The startling rapidity with which problems in one Asian economy were transmitted
to others in part reflects similar weaknesses across countries: overvalued
exchange rates, a run-up of unheeded, short-term, foreign debt, underdeveloped
domestic financial intermediaries and weak regulatory oversight. In our view,
contagion also reflected a deeper underlying fact about the region’s economic development.
Over the last two decades, driven neither by high politics as in the European
Union (EU) nor by formal trade agreement as in North-American Free Trade
Agreement (NAFTA), the economies in East Asia have become closely integrated at
the level of production organization.
The
massive literature on Asia’s economic integration, most of it focusing on trade
patterns and the investment and trade behavior of multinational corporations,
has by and large missed this deeper level of industrial integration. Arm’s-length
trade, foreign direct investment, and even intrafirm trade do not fully capture
the organizational structure of the region’s major growth industries and
markets. In electronics, textiles and apparel, autos, and other sectors, firms
in the region are increasingly linked across borders in complex and ongoing relationships
that extend beyond the boundary of the firm and span the entire value-chain in
the given activity. The architecture of these “cross-border production
networks,” the way that technology, know-how, resources and control flow across
them, and their implications for competition and cooperation in the region.
By a lead
firm’s “cross-border production network” (CPN) we mean the inter and intra-firm
relationships through which the firm organizes the entire range of its business
activities: from research and development (R&D), product definition and
design, to supply of inputs, manufacturing (or production of a service), distribution,
and support services.
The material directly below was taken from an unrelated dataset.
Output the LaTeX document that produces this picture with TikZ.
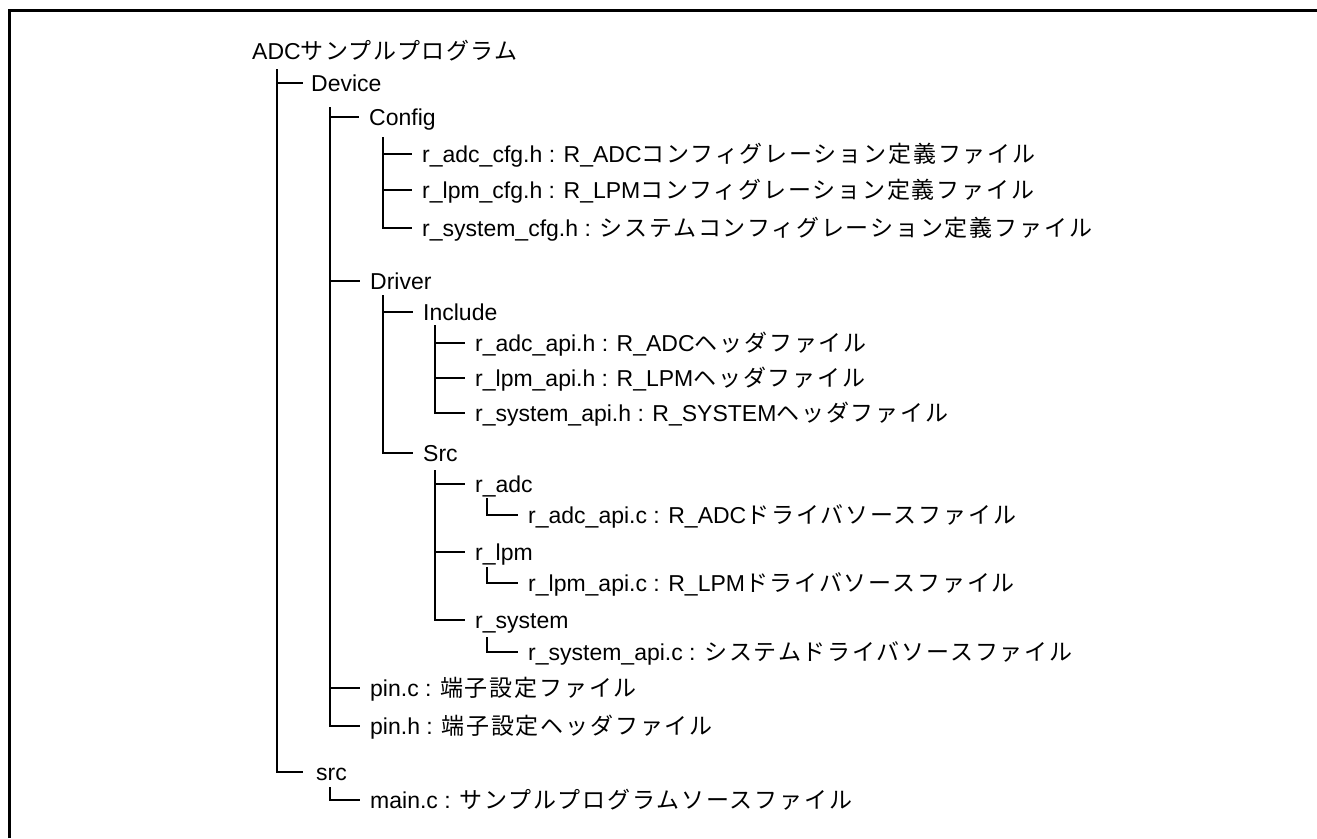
\documentclass[tikz,border=0pt]{standalone}
\usepackage{fontspec}
\setmainfont{Liberation Sans}
\newfontfamily\jp{Noto Sans CJK JP}[LetterSpace=8]
\newfontfamily\jproot{Noto Sans CJK JP}[LetterSpace=6]

\tikzset{
  entry/.style={anchor=west, inner xsep=10pt, inner ysep=0pt,
    text height=16pt, text depth=0pt, font=\fontsize{23}{27}\selectfont},
  branch/.style={line width=1.8pt}
}

\begin{document}
\begin{tikzpicture}[x=1pt, y=-1pt]
        \useasboundingbox (0,0) rectangle (1317,838);

        % Frame (only top and left edges show)
        \draw[line width=3pt] (9,838) -- (9,10) -- (1317,10);

        % Folder and file entries
        \node[entry, inner xsep=0pt] (root) at (252,51) {ADC{\jproot サンプルプログラム}};
        \node[entry, inner xsep=8pt] (dev) at (303,83) {Device};
        \node[entry] (cfg) at (359,117) {Config};
        \node[entry] (adccfg) at (412,154) {r\_adc\_cfg.h : R\_ADC{\jp コンフィグレーション定義ファイル}};
        \node[entry] (lpmcfg) at (412,190) {r\_lpm\_cfg.h : R\_LPM{\jp コンフィグレーション定義ファイル}};
        \node[entry] (syscfg) at (412,228) {r\_system\_cfg.h : {\jp システムコンフィグレーション定義ファイル}};
        \node[entry] (drv) at (360,281) {Driver};
        \node[entry] (inc) at (413,312) {Include};
        \node[entry] (adcapih) at (465,343) {r\_adc\_api.h : R\_ADC{\jp ヘッダファイル}};
        \node[entry] (lpmapih) at (465,378) {r\_lpm\_api.h : R\_LPM{\jp ヘッダファイル}};
        \node[entry] (sysapih) at (465,413) {r\_system\_api.h : R\_SYSTEM{\jp ヘッダファイル}};
        \node[entry] (drvsrc) at (413,453) {Src};
        \node[entry] (radc) at (465,484) {r\_adc};
        \node[entry] (adcapic) at (518,515) {r\_adc\_api.c : R\_ADC{\jp ドライバソースファイル}};
        \node[entry] (rlpm) at (465,552) {r\_lpm};
        \node[entry] (lpmapic) at (518,583) {r\_lpm\_api.c : R\_LPM{\jp ドライバソースファイル}};
        \node[entry] (rsys) at (465,620) {r\_system};
        \node[entry] (sysapic) at (518,652) {r\_system\_api.c : {\jp システムドライバソースファイル}};
        \node[entry] (pinc) at (360,688) {pin.c : {\jp 端子設定ファイル}};
        \node[entry] (pinh) at (360,726) {pin.h : {\jp 端子設定ヘッダファイル}};
        \node[entry, inner xsep=13pt] (src) at (303,772) {src};
        \node[entry] (mainc) at (360,800) {main.c : {\jp サンプルプログラムソースファイル}};

        % Tops of the tree trunks
        \coordinate (t-root) at (277,69);
        \coordinate (t-dev) at (330,107);
        \coordinate (t-cfg) at (383,137);
        \coordinate (t-drv) at (383,295);
        \coordinate (t-inc) at (435,325);
        \coordinate (t-drvsrc) at (435,470);
        \coordinate (t-radc) at (487,498);
        \coordinate (t-rlpm) at (487,567);
        \coordinate (t-rsys) at (487,637);
        \coordinate (t-src) at (330,787);

        % Draw the tree lines
        \draw[branch] (t-root) |- (dev.west);
        \draw[branch] (t-root) |- (src.west);
        \draw[branch] (t-dev) |- (cfg.west);
        \draw[branch] (t-dev) |- (drv.west);
        \draw[branch] (t-dev) |- (pinc.west);
        \draw[branch] (t-dev) |- (pinh.west);
        \draw[branch] (t-cfg) |- (adccfg.west);
        \draw[branch] (t-cfg) |- (lpmcfg.west);
        \draw[branch] (t-cfg) |- (syscfg.west);
        \draw[branch] (t-drv) |- (inc.west);
        \draw[branch] (t-drv) |- (drvsrc.west);
        \draw[branch] (t-inc) |- (adcapih.west);
        \draw[branch] (t-inc) |- (lpmapih.west);
        \draw[branch] (t-inc) |- (sysapih.west);
        \draw[branch] (t-drvsrc) |- (radc.west);
        \draw[branch] (t-drvsrc) |- (rlpm.west);
        \draw[branch] (t-drvsrc) |- (rsys.west);
        \draw[branch] (t-radc) |- (adcapic.west);
        \draw[branch] (t-rlpm) |- (lpmapic.west);
        \draw[branch] (t-rsys) |- (sysapic.west);
        \draw[branch] (t-src) |- (mainc.west);
\end{tikzpicture}
\end{document}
We thus include the entire network of cross border relationships
between a lead firm and its own affiliates and subsidiaries, but also its
subcontractors, suppliers, service providers, or other firms participating in cooperative
arrangements, such as standards-setting or R&D consortia. Choosing the CPN
as the unit of analysis captures the cross-border operations of the lead firm
itself, but also the proliferation of non-equity, non-arm’s-length, inter-firm relationships
in which significant value is added outside the lead-firm.
The value
of studying CPNs is that they closely mirror the rapidly changing division of
labor in the Asia-Pacific. In the electronics sector, CPNs are not simply
constructed to access cheap factor inputs (resources or labor) or to gain
access to expanding markets, two of the principle explanations for foreign
direct investment. Although those factors may have motivated initial
investment, CPNs are increasingly designed to both foster and exploit the
region’s highly heterogeneous technological capabilities. Indeed, a central theme
of our work is that CPNs are assembled to access locational advantages at each network
node associated with the increasingly specialized technology, skills and
know-how that are resident there.
The
origins of those specialized capabilities are multiple, and include both technology
transfers from multinationals and increasing investment in process and product
development on the part of firms in the region. However, the development of
local technological capabilities has also been a primary objective of
government industrial policies. The study of CPNs thus inevitably raises the question
of the role of the state in fostering the region’s rapid industrial transformation
and its particular pattern of economic integration.